Read this: michaelcrichton.com/why-politicized-science-is-dangerous/

A good quote therefrom:
But as Alston Chase put it, “when the search for truth is confused with political advocacy, the pursuit of knowledge is reduced to the quest for power.”
That is the danger we now face. And this is why the intermixing of science and politics is a bad combination, with a bad history. We must remember the history, and be certain that what we present to the world as knowledge is disinterested and honest.
The knowledge produced by the climate science establishment led by the IPCC cannot be trusted because the science has become so politicized. It is not disinterested and honest.
 
Please 'splain how they’ve been exonerated. The critics quoted above don’t think they’ve been exonerated. And there’s many more like them.

With regard to Mann, maybe you think Penn State exonerated him. My earlier post at 130 addressed this:

Penn State participated in the scandal.

In the wake of the release of the Climategate emails Penn State, Mann’s employer, reluctantly commenced an investigation of Mann’s conduct. In the end they “completely exonerated him.” Montford quotes the reaction of Clive Crook of the Financial Times:
Quoting the opinion of a magazine editor does not constitute a refutation of the Penn State exoneration. If you want to support that opinion here in this forum, you will have to do that from scratch, not from an appeal to a questionable authority.

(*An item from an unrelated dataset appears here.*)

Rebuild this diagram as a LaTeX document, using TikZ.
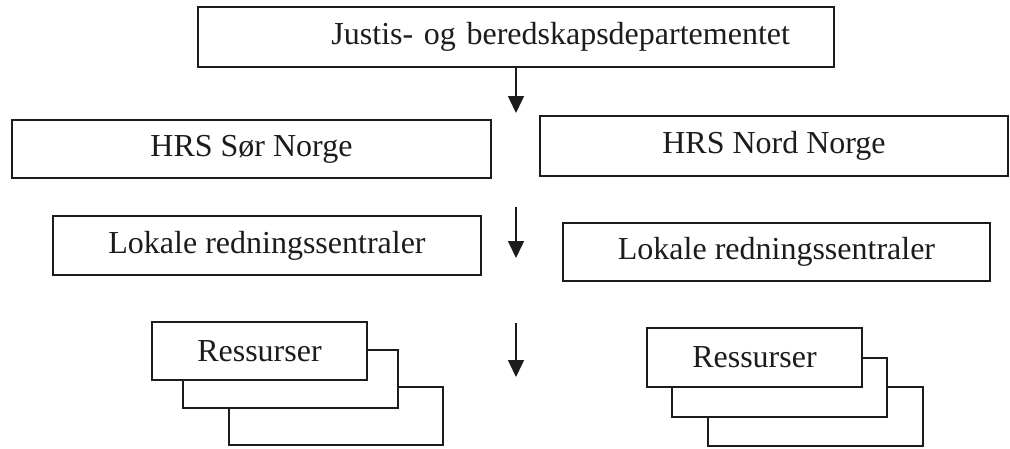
\documentclass[tikz,border=0pt]{standalone}
\usepackage{fontspec}
\setmainfont{Liberation Serif}
\usetikzlibrary{arrows.meta}
\definecolor{ink}{HTML}{1C1C1C}
\tikzset{
  box/.style={draw=ink, line width=1.6pt, fill=white, inner sep=0pt, outer sep=0pt,
    font=\fontsize{32}{38}\selectfont, text=ink},
  conn/.style={draw=ink, line width=1.5pt, -{Triangle[width=16pt,length=17pt]}}
}
\begin{document}
\begin{tikzpicture}[x=1pt, y=-1pt]
\useasboundingbox (0,0) rectangle (1010,448);
% top
\node[box, minimum width=636pt, minimum height=60pt, text width=548pt, align=right]
  (jd) at (516,37) {Justis- og beredskapsdepartementet};
% HRS
\node[box, minimum width=479pt, minimum height=58pt] (hs) at (251.5,149) {HRS Sør Norge};
\node[box, minimum width=468pt, minimum height=60pt] (hn) at (774,146) {HRS Nord Norge};
% Lokale
\node[box, minimum width=428pt, minimum height=59pt] (ls) at (267,245.5) {Lokale redningssentraler};
\node[box, minimum width=427pt, minimum height=58pt] (ln) at (776.5,252) {Lokale redningssentraler};
% Ressurser left stack
\node[box, minimum width=214pt, minimum height=58pt] (rs3) at (336,416) {};
\node[box, minimum width=215pt, minimum height=58pt] (rs2) at (290.5,379) {};
\node[box, minimum width=215pt, minimum height=58pt] (rs1) at (259.5,351) {Ressurser};
% Ressurser right stack
\node[box, minimum width=215pt, minimum height=59pt] (rn3) at (815.5,416.5) {};
\node[box, minimum width=215pt, minimum height=59pt] (rn2) at (779.5,387.5) {};
\node[box, minimum width=215pt, minimum height=59pt] (rn1) at (754.5,357.5) {Ressurser};
% arrows
\coordinate (a1e) at (516,113);
\coordinate (a2s) at (516,207);
\coordinate (a2e) at (516,258);
\coordinate (a3s) at (516,323);
\coordinate (a3e) at (516,377);
\draw[conn] (jd.south) -- (a1e);
\draw[conn] (a2s) -- (a2e);
\draw[conn] (a3s) -- (a3e);
\end{tikzpicture}
\end{document}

I know that it benefits your job in the debate to reduce the question to the characters of a few people. But your initial claim was that the whole field was corrupt. To support that view you have to either show, one at a time, that the majority of researcher are similarly flawed in character, or else you have to show how these few people you have highlighted are somehow in as position of power to as to control all the other researchers in all the other countries and belonging to all the other independent scientific organizations that I listed earlier as supporting global warming theory. And I am still waiting for your demonstration that even 10% of the Church’s bishops agree with you on that broader claim.